In his first budget, Mayor Phil Goff has set a "core objective" that all ratepayers receive a general rates increase of 2.5 per cent.
This has meant postponing a policy of reducing business rates for one year. In 2013, Auckland Council decided to reduce the rates differential between businesses and residential properties over a period of 20 years.
The "core objective" does not apply to hotel and accommodation providers being targeted by Goff's "bed tax" to raise $15 million to $18m to pay a share of tourism and events funding by Auckland Tourism, Events and Economic Development (Ateed).
Heart of the City chief executive Viv Beck is urging the council to honour its commitment to reduce the business rates differential ahead of a budget meeting on Thursday.
"We made it clear in our submission on the draft budget that the process to reduce the business rates differential should continue without a break. We are seeing a disturbing trend that businesses are being seen as an easy target," Beck said.
"Council recognised the importance of business in growing the economy and providing jobs when it introduced the rates reduction.
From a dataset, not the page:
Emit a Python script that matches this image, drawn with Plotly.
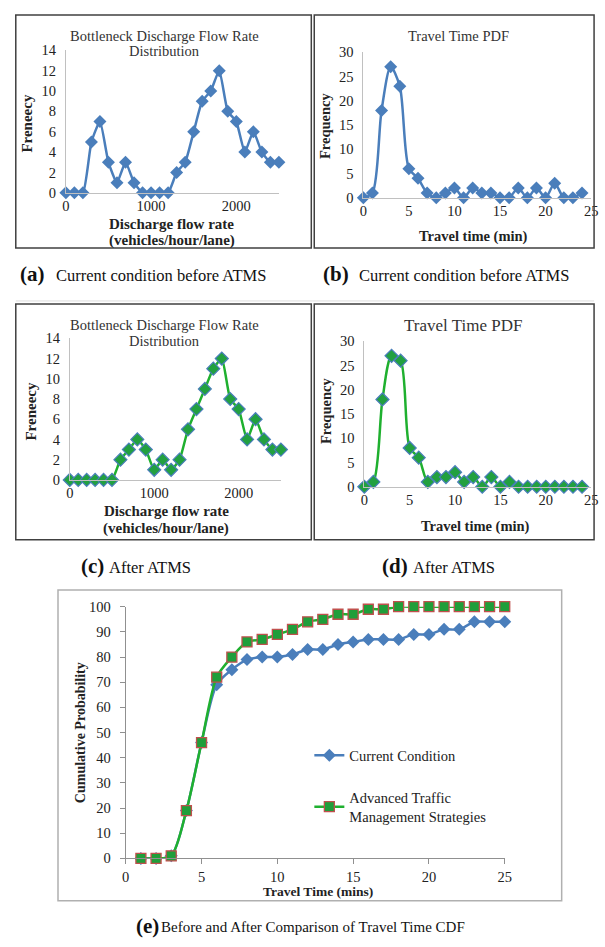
import plotly.graph_objects as go

W, H = 605, 947
def fx(p): return p / W
def fy(p): return 1 - p / H

FONT = "Liberation Serif"
BLUE = "#4a7ebb"
GREEN = "#1fb02f"

# ---------------- data ----------------
flow_x = [0, 100, 200, 300, 400, 500, 600, 700, 800, 900, 1000, 1100, 1200,
          1300, 1400, 1500, 1600, 1700, 1800, 1900, 2000, 2100, 2200, 2300, 2400, 2500]
flow_before = [0, 0, 0, 5, 7, 3, 1, 3, 1, 0, 0, 0, 0,
               2, 3, 6, 9, 10, 12, 8, 7, 4, 6, 4, 3, 3]
flow_after = [0, 0, 0, 0, 0, 0, 2, 3, 4, 3, 1, 2, 1,
              2, 5, 7, 9, 11, 12, 8, 7, 4, 6, 4, 3, 3]

tt_x = list(range(0, 25))
tt_before = [0, 1, 18, 27, 23, 6, 4, 1, 0, 1, 2, 0, 2, 1, 1, 0, 0, 2, 0, 2, 0, 3, 0, 0, 1]
tt_after = [0, 1, 18, 27, 26, 8, 6, 1, 2, 2, 3, 1, 2, 0, 2, 0, 1, 0, 0, 0, 0, 0, 0, 0, 0]

cdf_x = list(range(1, 26))
cdf_current = [0, 0, 1, 19, 46, 69, 75, 79, 80, 80, 81, 83, 83, 85, 86, 87, 87, 87,
               89, 89, 91, 91, 94, 94, 94]
cdf_atms = [0, 0, 1, 19, 46, 72, 80, 86, 87, 89, 91, 94, 95, 97, 97, 99, 99, 100,
            100, 100, 100, 100, 100, 100, 100]

fig = go.Figure()

# ---------------- traces ----------------
fig.add_trace(go.Scatter(x=flow_x, y=flow_before, xaxis="x", yaxis="y", mode="lines+markers",
                         line=dict(color=BLUE, width=2.5, shape="spline", smoothing=0.5),
                         marker=dict(symbol="diamond", size=10, color=BLUE),
                         showlegend=False, cliponaxis=False))
fig.add_trace(go.Scatter(x=tt_x, y=tt_before, xaxis="x2", yaxis="y2", mode="lines+markers",
                         line=dict(color=BLUE, width=2.5, shape="spline", smoothing=0.8),
                         marker=dict(symbol="diamond", size=10, color=BLUE),
                         showlegend=False, cliponaxis=False))
fig.add_trace(go.Scatter(x=flow_x, y=flow_after, xaxis="x3", yaxis="y3", mode="lines+markers",
                         line=dict(color=GREEN, width=2.5, shape="spline", smoothing=0.5),
                         marker=dict(symbol="diamond", size=10, color="#22a040",
                                     line=dict(color=BLUE, width=1.2)),
                         showlegend=False, cliponaxis=False))
fig.add_trace(go.Scatter(x=tt_x, y=tt_after, xaxis="x4", yaxis="y4", mode="lines+markers",
                         line=dict(color=GREEN, width=2.5, shape="spline", smoothing=0.8),
                         marker=dict(symbol="diamond", size=10, color="#22a040",
                                     line=dict(color=BLUE, width=1.2)),
                         showlegend=False, cliponaxis=False))
fig.add_trace(go.Scatter(x=cdf_x, y=cdf_current, xaxis="x5", yaxis="y5", mode="lines+markers",
                         name="Current Condition", legendgroup="g1",
                         line=dict(color=BLUE, width=2.5, shape="spline", smoothing=0.8),
                         marker=dict(symbol="diamond", size=10, color=BLUE),
                         cliponaxis=False))
fig.add_trace(go.Scatter(x=cdf_x, y=cdf_atms, xaxis="x5", yaxis="y5", mode="lines+markers",
                         name="Advanced Traffic<br>Management Strategies", legendgroup="g2",
                         line=dict(color=GREEN, width=2.5, shape="spline", smoothing=0.8),
                         marker=dict(symbol="square", size=10, color="#1f9e3a",
                                     line=dict(color="#c0504d", width=1.3)),
                         cliponaxis=False))

tickfont = dict(family=FONT, size=14.5, color="#222")

def xax(l, r, rng, dtick, anchor, ticks="", linecolor="#c0c0c0"):
    return dict(domain=[fx(l), fx(r)], range=rng, dtick=dtick, tick0=0, anchor=anchor,
                showline=True, linecolor=linecolor, linewidth=1, showgrid=False,
                zeroline=False, ticks=ticks, ticklen=5, tickcolor=linecolor,
                tickfont=tickfont, fixedrange=True)

def yax(t, b, rng, dtick, anchor, ticks="", linecolor="#c0c0c0"):
    return dict(domain=[fy(b), fy(t)], range=rng, dtick=dtick, tick0=0, anchor=anchor,
                showline=True, linecolor=linecolor, linewidth=1, showgrid=False,
                zeroline=False, ticks=ticks, ticklen=5, tickcolor=linecolor,
                tickfont=tickfont, ticklabelstandoff=6, fixedrange=True)

layout = dict(
    width=W, height=H, margin=dict(l=0, r=0, t=0, b=0),
    paper_bgcolor="white", plot_bgcolor="white",
    font=dict(family=FONT, size=14, color="#222"),
    xaxis=xax(63, 280, [0, 2500], 1000, "y"),
    yaxis=yax(43, 188, [0, 14], 2, "x"),
    xaxis2=xax(366, 598, [0, 25], 5, "y2"),
    yaxis2=yax(45, 193, [0, 30], 5, "x2"),
    xaxis3=xax(67, 282, [0, 2500], 1000, "y3"),
    yaxis3=yax(336, 480, [0, 14], 2, "x3"),
    xaxis4=xax(367, 598, [0, 25], 5, "y4"),
    yaxis4=yax(339, 487, [0, 30], 5, "x4"),
    xaxis5=xax(124, 510, [0, 25], 5, "y5", ticks="outside", linecolor="#909090"),
    yaxis5=yax(609, 865, [0, 100], 10, "x5", ticks="outside", linecolor="#909090"),
    legend=dict(x=fx(311), y=fy(744), xanchor="left", yanchor="top",
                bgcolor="rgba(0,0,0,0)", font=dict(family=FONT, size=14.5, color="#222"),
                traceorder="grouped", tracegroupgap=20, itemwidth=30),
)
fig.update_layout(**layout)

# ---------------- frames ----------------
shapes = []
for (l, t, r, b, c) in [(12, 7, 313, 244, "#404040"), (316, 7, 601, 244, "#404040"),
                        (12, 301, 313, 541, "#404040"), (316, 301, 601, 541, "#404040"),
                        (55, 592, 568, 908, "#b0b0b0")]:
    shapes.append(dict(type="rect", xref="paper", yref="paper",
                       x0=fx(l), x1=fx(r), y0=fy(b), y1=fy(t),
                       line=dict(color=c, width=1.5)))
shapes.append(dict(type="line", xref="paper", yref="paper", x0=fx(12), x1=fx(601),
                   y0=fy(298), y1=fy(298), line=dict(color="#dddddd", width=1)))
fig.update_layout(shapes=shapes)

# ---------------- annotations ----------------
ann = []
def text(x, y, s, size=12, bold=False, angle=0, xanchor="center", color="#222"):
    if bold:
        s = "<b>" + s + "</b>"
    ann.append(dict(x=fx(x), y=fy(y), xref="paper", yref="paper", text=s, showarrow=False,
                    xanchor=xanchor, yanchor="middle", textangle=angle,
                    font=dict(family=FONT, size=size, color=color)))

# panel a
text(163, 28, "Bottleneck Discharge Flow Rate", 14.5, color="#333")
text(163, 44, "Distribution", 14.5, color="#333")
text(23, 117, "Freneecy", 15, bold=True, angle=-90)
text(171, 220, "Discharge flow rate", 15, bold=True)
text(171, 237, "(vehicles/hour/lane)", 15, bold=True)
# panel b
text(463, 28, "Travel Time PDF", 14.5, color="#333")
text(327, 120, "Frequency", 14.5, bold=True, angle=-90)
text(478, 232, "Travel time (min)", 14.5, bold=True)
# panel c
text(163, 322, "Bottleneck Discharge Flow Rate", 14.5, color="#333")
text(163, 339, "Distribution", 14.5, color="#333")
text(28, 410, "Freneecy", 15, bold=True, angle=-90)
text(165, 512, "Discharge flow rate", 15, bold=True)
text(165, 529, "(vehicles/hour/lane)", 15, bold=True)
# panel d
text(468, 323, "Travel Time PDF", 17, color="#333")
text(328, 410, "Frequency", 14.5, bold=True, angle=-90)
text(480, 527, "Travel time (min)", 14.5, bold=True)
# panel e
text(78, 737, "Cumulative Probability", 14, bold=True, angle=-90)
text(320, 899, "Travel Time (mins)", 13.5, bold=True)

# captions
text(14, 271, "(a)", 21, bold=True, xanchor="left", color="#111")
text(51, 272, "Current condition before ATMS", 16.5, xanchor="left", color="#111")
text(323, 271, "(b)", 21, bold=True, xanchor="left", color="#111")
text(360, 272, "Current condition before ATMS", 16.5, xanchor="left", color="#111")
text(76, 568, "(c)", 21, bold=True, xanchor="left", color="#111")
text(105, 569, "After ATMS", 16.5, xanchor="left", color="#111")
text(383, 568, "(d)", 21, bold=True, xanchor="left", color="#111")
text(415, 569, "After ATMS", 16.5, xanchor="left", color="#111")
text(132, 934, "(e)", 21, bold=True, xanchor="left", color="#111")
text(158, 935, "Before and After Comparison of Travel Time CDF", 15, xanchor="left", color="#111")

fig.update_layout(annotations=ann)
fig.write_html("out.html")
Continuing to push for ad hoc rating changes is reneging on this promise.
"There seems to be an assumption that business can afford it, but many businesses are small to medium in size without large reserves to draw on to cover unexpected costs."
Goff said he had received very little pushback from the business community on pausing the rates differential, saying they got a very favourable deal on a three-year interim transport levy that weighed heavily on household ratepayers.
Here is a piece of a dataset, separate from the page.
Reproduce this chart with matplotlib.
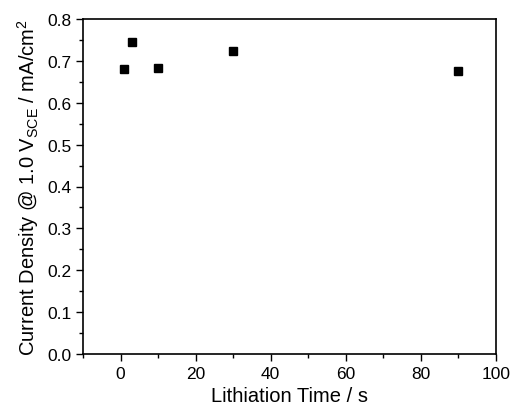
import matplotlib
matplotlib.use('Agg')
from matplotlib import pyplot as plt
from matplotlib.ticker import MultipleLocator

plt.rcParams['font.family'] = ['Liberation Sans', 'DejaVu Sans']

lithiation_time = [1, 3, 10, 30, 90]
current_density = [0.681, 0.746, 0.684, 0.724, 0.677]

fig = plt.figure(figsize=(5.12, 4.14), dpi=100)
ax = fig.add_axes([83 / 512, 59 / 414, 413 / 512, 335 / 414])

ax.plot(lithiation_time, current_density, 's', color='black', markersize=5.5)

ax.set_xlim(-10, 100)
ax.set_ylim(0, 0.8)
ax.xaxis.set_major_locator(MultipleLocator(20))
ax.xaxis.set_minor_locator(MultipleLocator(10))
ax.yaxis.set_major_locator(MultipleLocator(0.1))
ax.yaxis.set_minor_locator(MultipleLocator(0.05))
ax.yaxis.set_major_formatter(plt.FormatStrFormatter('%.1f'))

ax.tick_params(which='both', direction='out', top=False, right=False, labelsize=12.5)
ax.tick_params(which='major', length=5, width=1)
ax.tick_params(which='minor', length=3, width=1)
for s in ax.spines.values():
    s.set_linewidth(1.2)

ax.set_xlabel('Lithiation Time / s', fontsize=14.5)
ax.set_ylabel(r'Current Density @ 1.0 V$_{\mathregular{SCE}}$ / mA/cm$^{\mathregular{2}}$', fontsize=14.5)

fig.savefig('out.png', dpi=100)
"I'm very conscious business has to do well to generate jobs and prosperity and I'm trying to enter into partnerships with the corporate sector," said Goff, giving the example of the council-Vector project to light up the Auckland Harbour bridge.
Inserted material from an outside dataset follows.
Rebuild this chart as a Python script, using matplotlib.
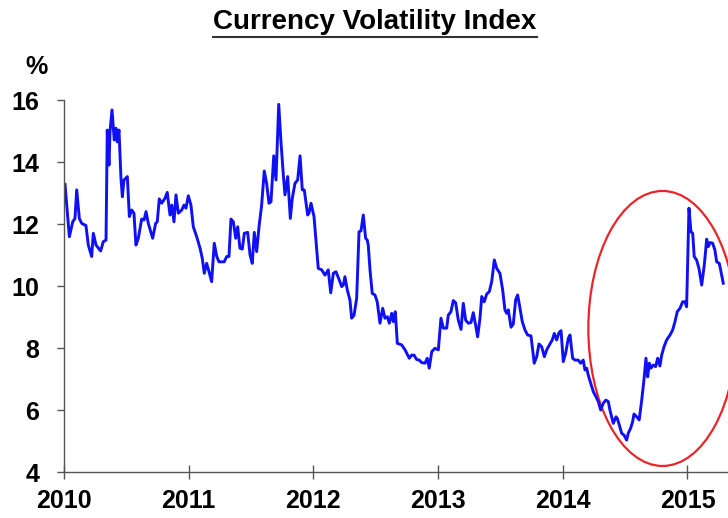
import matplotlib
matplotlib.use("Agg")
import matplotlib.pyplot as plt
from matplotlib.patches import Ellipse
from matplotlib.lines import Line2D
from matplotlib import font_manager

fams = {f.name for f in font_manager.fontManager.ttflist}
FONT = "Liberation Sans Narrow" if "Liberation Sans Narrow" in fams else "Liberation Sans"
plt.rcParams['font.family'] = [FONT, 'DejaVu Sans']

title = "Currency Volatility Index"
unit_label = "%"
year_ticks = [2010, 2011, 2012, 2013, 2014, 2015]
value_ticks = [4, 6, 8, 10, 12, 14, 16]

dates = [
    2010.008, 2010.043, 2010.070, 2010.088, 2010.102, 2010.123, 2010.142, 2010.176, 2010.195, 2010.222,
    2010.235, 2010.257, 2010.294, 2010.315, 2010.337, 2010.347, 2010.361, 2010.369, 2010.385, 2010.403,
    2010.417, 2010.427, 2010.441, 2010.457, 2010.468, 2010.481, 2010.508, 2010.524, 2010.543, 2010.561,
    2010.577, 2010.596, 2010.623, 2010.642, 2010.658, 2010.676, 2010.711, 2010.735, 2010.748, 2010.764,
    2010.783, 2010.810, 2010.828, 2010.850, 2010.864, 2010.882, 2010.898, 2010.917, 2010.944, 2010.962,
    2010.978, 2010.997, 2011.018, 2011.037, 2011.064, 2011.091, 2011.109, 2011.125, 2011.144, 2011.163,
    2011.184, 2011.205, 2011.225, 2011.243, 2011.285, 2011.305, 2011.323, 2011.339, 2011.358, 2011.377,
    2011.393, 2011.411, 2011.430, 2011.446, 2011.473, 2011.492, 2011.510, 2011.526, 2011.545, 2011.564,
    2011.585, 2011.606, 2011.625, 2011.644, 2011.660, 2011.682, 2011.700, 2011.722, 2011.740, 2011.759,
    2011.772, 2011.794, 2011.815, 2011.831, 2011.852, 2011.874, 2011.893, 2011.911, 2011.927, 2011.954,
    2011.965, 2011.981, 2012.005, 2012.039, 2012.067, 2012.093, 2012.119, 2012.139, 2012.160, 2012.181,
    2012.208, 2012.227, 2012.240, 2012.253, 2012.272, 2012.293, 2012.307, 2012.326, 2012.347, 2012.366,
    2012.382, 2012.400, 2012.419, 2012.432, 2012.440, 2012.454, 2012.472, 2012.494, 2012.512, 2012.534,
    2012.556, 2012.574, 2012.593, 2012.609, 2012.628, 2012.641, 2012.657, 2012.673, 2012.708, 2012.735,
    2012.769, 2012.788, 2012.807, 2012.828, 2012.849, 2012.868, 2012.895, 2012.913, 2012.929, 2012.949,
    2012.975, 2013.002, 2013.023, 2013.042, 2013.069, 2013.082, 2013.103, 2013.122, 2013.141, 2013.162,
    2013.184, 2013.202, 2013.221, 2013.242, 2013.264, 2013.282, 2013.301, 2013.317, 2013.336, 2013.350,
    2013.370, 2013.390, 2013.411, 2013.430, 2013.451, 2013.470, 2013.496, 2013.518, 2013.536, 2013.550,
    2013.563, 2013.585, 2013.603, 2013.622, 2013.638, 2013.657, 2013.675, 2013.697, 2013.718, 2013.745,
    2013.771, 2013.791, 2013.809, 2013.831, 2013.852, 2013.871, 2013.897, 2013.916, 2013.932, 2013.951,
    2013.969, 2013.986, 2014.004, 2014.023, 2014.044, 2014.058, 2014.079, 2014.098, 2014.124, 2014.143,
    2014.164, 2014.178, 2014.192, 2014.204, 2014.224, 2014.245, 2014.266, 2014.285, 2014.304, 2014.325,
    2014.346, 2014.365, 2014.378, 2014.392, 2014.405, 2014.427, 2014.437, 2014.453, 2014.472, 2014.491,
    2014.512, 2014.525, 2014.544, 2014.560, 2014.571, 2014.593, 2014.613, 2014.633, 2014.651, 2014.667,
    2014.681, 2014.694, 2014.707, 2014.726, 2014.745, 2014.761, 2014.779, 2014.793, 2014.812, 2014.833,
    2014.860, 2014.881, 2014.900, 2014.918, 2014.940, 2014.961, 2014.980, 2014.993, 2015.012, 2015.028,
    2015.042, 2015.054, 2015.073, 2015.092, 2015.114, 2015.135, 2015.154, 2015.167, 2015.180, 2015.202,
    2015.220, 2015.234, 2015.255, 2015.266, 2015.287,
]

volatility = [
    13.28, 11.59, 12.07, 12.18, 13.10, 12.18, 12.02, 11.95, 11.32, 10.95,
    11.70, 11.32, 11.13, 11.43, 11.48, 15.03, 13.90, 14.98, 15.68, 14.71,
    15.09, 14.65, 15.03, 13.47, 12.88, 13.42, 13.53, 12.24, 12.45, 12.35,
    11.32, 11.54, 12.16, 12.13, 12.40, 12.02, 11.54, 12.02, 12.07, 12.81,
    12.67, 12.83, 13.02, 12.29, 12.61, 12.07, 12.94, 12.35, 12.45, 12.61,
    12.51, 12.91, 12.61, 11.91, 11.59, 11.22, 10.89, 10.41, 10.73, 10.46,
    10.14, 11.38, 10.95, 10.78, 10.78, 10.95, 10.95, 12.16, 12.07, 11.54,
    11.91, 11.22, 11.19, 11.70, 11.73, 11.00, 10.73, 11.73, 11.11, 11.91,
    12.61, 13.71, 13.31, 12.67, 12.72, 14.20, 13.42, 15.86, 14.65, 13.58,
    12.94, 13.53, 12.18, 12.83, 13.31, 13.42, 14.20, 13.10, 13.10, 12.29,
    12.35, 12.67, 12.24, 10.57, 10.52, 10.35, 10.52, 9.78, 10.41, 10.46,
    10.19, 9.98, 10.03, 10.30, 9.87, 9.55, 8.96, 9.06, 9.60, 11.75,
    11.78, 12.29, 11.54, 11.48, 11.32, 10.52, 9.76, 9.71, 9.49, 8.80,
    9.28, 8.96, 9.01, 8.80, 9.12, 8.85, 9.17, 8.15, 8.10, 7.94,
    7.67, 7.77, 7.77, 7.63, 7.61, 7.53, 7.51, 7.67, 7.35, 7.88,
    7.99, 7.94, 8.96, 8.64, 8.64, 9.06, 9.17, 9.53, 9.46, 8.90,
    8.60, 9.44, 8.90, 8.80, 8.82, 9.14, 8.74, 8.36, 8.96, 9.66,
    9.49, 9.74, 9.82, 10.14, 10.84, 10.57, 10.41, 9.87, 9.23, 9.12,
    9.23, 8.67, 8.77, 9.55, 9.71, 9.28, 8.85, 8.58, 8.42, 8.39,
    7.51, 7.72, 8.13, 8.04, 7.72, 7.94, 8.13, 8.26, 8.47, 8.26,
    8.49, 8.56, 7.56, 7.83, 8.31, 8.42, 7.67, 7.61, 7.61, 7.51,
    7.61, 7.29, 7.35, 7.13, 6.86, 6.59, 6.43, 6.27, 6.00, 6.22,
    6.32, 6.27, 6.00, 5.78, 5.57, 5.78, 5.73, 5.52, 5.25, 5.19,
    5.03, 5.25, 5.41, 5.62, 5.87, 5.78, 5.68, 6.32, 6.97, 7.67,
    7.07, 7.51, 7.35, 7.45, 7.40, 7.67, 7.42, 7.77, 8.04, 8.26,
    8.42, 8.58, 8.85, 9.17, 9.28, 9.49, 9.49, 9.33, 12.51, 11.75,
    11.70, 10.95, 10.84, 10.57, 10.03, 10.68, 11.51, 11.27, 11.40, 11.38,
    11.16, 10.78, 10.73, 10.52, 10.09,
]

# highlight ellipse (centre year, centre value, width in years, height in %)
ellipse_center = (2014.80, 8.63)
ellipse_size = (1.19, 8.87)

fig = plt.figure(figsize=(7.28, 5.18), dpi=100)
ax = fig.add_axes([64/728, 1 - 472/518, 1 - 64/728, (472 - 100)/518])

ax.plot(dates, volatility, color='#1010F5', lw=2.1, solid_joinstyle='round')
ax.add_patch(Ellipse(ellipse_center, ellipse_size[0], ellipse_size[1],
                     fill=False, edgecolor='#E8262A', lw=1.6))

ax.set_xlim(2010, 2015.325)
ax.set_ylim(4, 16)
ax.set_xticks(year_ticks)
ax.set_yticks(value_ticks)
ax.set_xticklabels([str(y) for y in year_ticks])
ax.set_yticklabels([str(v) for v in value_ticks])

for s in ['top', 'right']:
    ax.spines[s].set_visible(False)
for s in ['left', 'bottom']:
    ax.spines[s].set_color('#555555')
    ax.spines[s].set_linewidth(1.0)

ax.tick_params(axis='y', direction='out', length=5, width=1, color='#555555',
               labelsize=18, pad=13)
ax.tick_params(axis='x', direction='inout', length=10, width=1, color='#555555',
               labelsize=18, pad=7)
for lab in ax.get_xticklabels() + ax.get_yticklabels():
    lab.set_fontweight('bold')

t = fig.text(375/728, 1 - 22/518, title, ha='center', va='center',
             fontsize=20, fontweight='bold')
fig.text(37/728, 1 - 67/518, unit_label, ha='center', va='center',
         fontsize=18, fontweight='bold')

fig.canvas.draw()
bb = t.get_window_extent(renderer=fig.canvas.get_renderer())
fig_w, fig_h = fig.get_size_inches() * fig.dpi
uy = (bb.y0 - 2) / fig_h
fig.add_artist(Line2D([bb.x0 / fig_w, bb.x1 / fig_w], [uy, uy],
                      transform=fig.transFigure, color='#333333', lw=1.5))

fig.savefig('out.png', dpi=100)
Beck is urging Goff and councillors to pause and consider the impact of ongoing rating uncertainty on businesses in their areas.
Heart of the City also does not support Goff's proposal to fund tourism promotion through a targeted rate on accommodation providers, known as the "bed tax".
"We need an effective way to fund infrastructure but a targeted rate on accommodation providers is not the right mechanism," Beck said.
"It's an unfair fix that will be difficult to implement at short notice, particularly as it will hit property owners in the first instance."
She said businesses in Auckland's CBD already make a significant contribution to the development and revitalisation of the city centre through the City Centre Targeted Rate.
"Given this, and the commitment in 2013 to reduce the business differential, we urge council to honour its commitment to business and cease this practice of short-term fixes that load costs on to business.
"We don't want to be back again next year facing the same problem with a different name.'
Goff said the hotel and accommodation sector was being asked to pay half the cost of tourism and events - from 100 per cent in an earlier proposal - and did not believe the wider business community is hugely upset about it.
The targeted rate was hardly oppressive at about $3 to $6 a night for most hotels and $1 to $3 for motels, Goff said.
Thursday's vote on the targeted rate was "going to be very close" said Goff, who added it was the first test of councillors' resolve to broaden council's revenue base instead of loading everything on the ratepayer.
Meanwhile, Tourism Industry Aotearoa has received legal advice saying Auckland commercial accommodation providers cannot legally pass the costs of a targeted rate to their guests as a surcharge.
TIA chief executive Chris Roberts said the mayor and council had been insistent that the targeted rate could be added to room costs as a surcharge, despite the commercial accommodation sector being clear this couldn't happen.
"Now we have legal advice that leaves the situation in no doubt. Adding a surcharge to cover council rates potentially breaches both the Fair Trading Act and the Commerce Act," he said.
TIA have shared the legal opinion with Goff and councillors.